>> BEGIN Entries

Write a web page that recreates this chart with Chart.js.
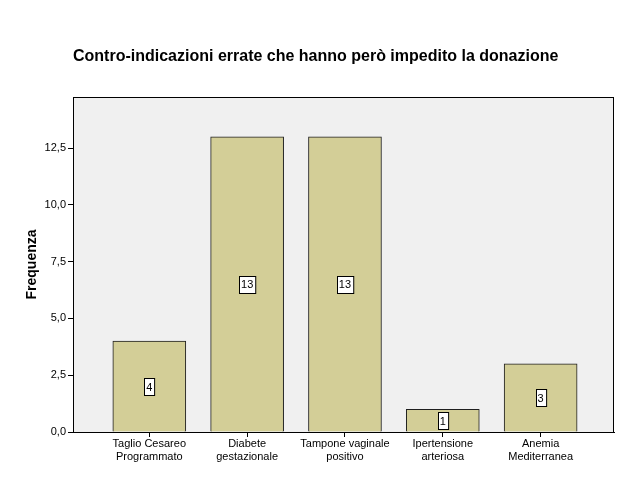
<!DOCTYPE html>
<html>
<head>
<meta charset="utf-8">
<script src="https://cdn.jsdelivr.net/npm/chart.js@4"></script>
<style>
  html, body { margin: 0; padding: 0; background: #fff; }
  #wrap { width: 629px; height: 504px; }
</style>
</head>
<body>
<div id="wrap"><canvas id="chart" width="629" height="504"></canvas></div>
<script>
const categories = [
    ['Taglio Cesareo', 'Programmato'],
    ['Diabete', 'gestazionale'],
    ['Tampone vaginale', 'positivo'],
    ['Ipertensione', 'arteriosa'],
    ['Anemia', 'Mediterranea']
];
const counts = [4, 13, 13, 1, 3];
const yTicks = [0, 2.5, 5, 7.5, 10, 12.5];
const chartTitle = 'Contro-indicazioni errate che hanno però impedito la donazione';

const FONT = 'Arial, "Liberation Sans", sans-serif';

// grey plot background + frame, like the SPSS output
const plotFrame = {
    id: 'plotFrame',
    beforeDatasetsDraw(chart) {
        const { ctx, chartArea: a } = chart;
        ctx.save();
        ctx.fillStyle = '#f0f0f0';
        ctx.fillRect(a.left, a.top, a.right - a.left, a.bottom - a.top);
        ctx.restore();
    },
    afterDraw(chart) {
        const { ctx, chartArea: a } = chart;
        ctx.save();
        ctx.strokeStyle = '#000';
        ctx.lineWidth = 1;
        ctx.strokeRect(a.left + 0.5, a.top + 0.5, a.right - a.left - 1, a.bottom - a.top);
        // title
        ctx.fillStyle = '#000';
        ctx.font = 'bold 16px ' + FONT;
        ctx.textBaseline = 'middle';
        ctx.textAlign = 'left';
        ctx.fillText(chartTitle, a.left, 57);
        ctx.restore();
    }
};

// value labels in small white boxes at half the bar height
const valueBoxes = {
    id: 'valueBoxes',
    afterDatasetsDraw(chart) {
        const { ctx } = chart;
        const meta = chart.getDatasetMeta(0);
        const yScale = chart.scales.y;
        ctx.save();
        ctx.font = '11px ' + FONT;
        ctx.textAlign = 'center';
        ctx.textBaseline = 'middle';
        meta.data.forEach((bar, i) => {
            const v = counts[i];
            const txt = String(v);
            const y = yScale.getPixelForValue(v / 2);
            const w = ctx.measureText(txt).width + 4;
            const h = 17;
            const x0 = Math.round(bar.x - w / 2) + 0.5;
            const y0 = Math.round(y - h / 2) + 0.5;
            ctx.fillStyle = '#fff';
            ctx.fillRect(x0, y0, w, h);
            ctx.strokeStyle = '#000';
            ctx.lineWidth = 1;
            ctx.strokeRect(x0, y0, w, h);
            ctx.fillStyle = '#000';
            ctx.fillText(txt, bar.x, y + 1);
        });
        ctx.restore();
    }
};

new Chart(document.getElementById('chart'), {
    type: 'bar',
    data: {
        datasets: [{
            label: 'Frequenza',
            data: counts.map((v, i) => ({ x: i, y: v })),
            backgroundColor: '#d3ce97',
            borderColor: '#1e1e1e',
            borderWidth: 1,
            barThickness: 73
        }]
    },
    options: {
        responsive: false,
        animation: false,
        layout: { padding: { top: 97, right: 15, left: 0, bottom: 0 } },
        plugins: {
            legend: { display: false },
            tooltip: { enabled: false },
            title: { display: false }
        },
        scales: {
            x: {
                type: 'linear',
                offset: false,
                min: -0.78,
                max: 4.75,
                afterBuildTicks: scale => {
                    scale.ticks = categories.map((c, i) => ({ value: i }));
                },
                afterFit: scale => { scale.height = 72; },
                ticks: {
                    autoSkip: false,
                    maxRotation: 0,
                    padding: 1,
                    color: '#000',
                    font: { family: FONT, size: 11, lineHeight: 1.15 },
                    callback: v => categories[v]
                },
                grid: { offset: false, drawOnChartArea: false, drawTicks: true, tickLength: 5, color: '#000' },
                border: { display: true, color: '#000' }
            },
            y: {
                min: 0,
                max: 14.75,
                afterBuildTicks: scale => {
                    scale.ticks = yTicks.map(v => ({ value: v }));
                },
                afterFit: scale => { scale.width = 73; },
                ticks: {
                    padding: 2,
                    color: '#000',
                    font: { family: FONT, size: 11 },
                    callback: v => v.toFixed(1).replace('.', ',')
                },
                grid: { drawOnChartArea: false, drawTicks: true, tickLength: 5, color: '#000' },
                border: { display: true, color: '#000' },
                title: {
                    display: true,
                    text: 'Frequenza',
                    color: '#000',
                    font: { family: FONT, size: 14, weight: 'bold' },
                    padding: { top: 24, bottom: 0 }
                }
            }
        }
    },
    plugins: [plotFrame, valueBoxes]
});
</script>
</body>
</html>
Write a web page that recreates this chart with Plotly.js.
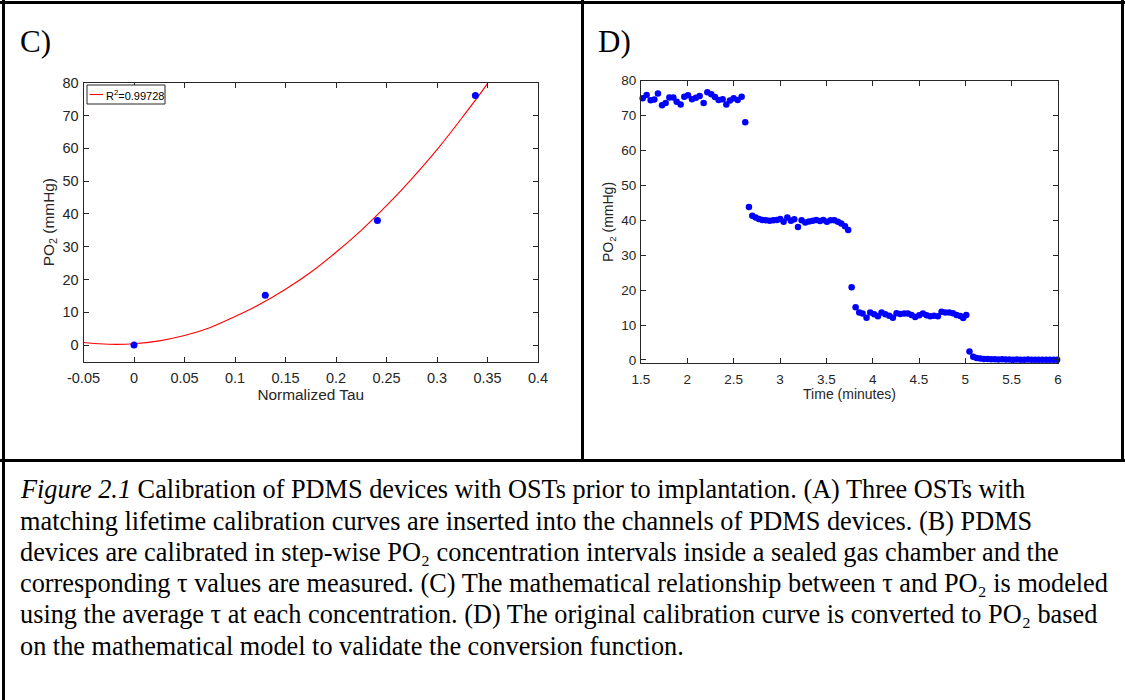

>> END Entries

## Aim of the task
Ascertain the number of lines in the entries that include the word "recreates", and report only that number.

## Answer
2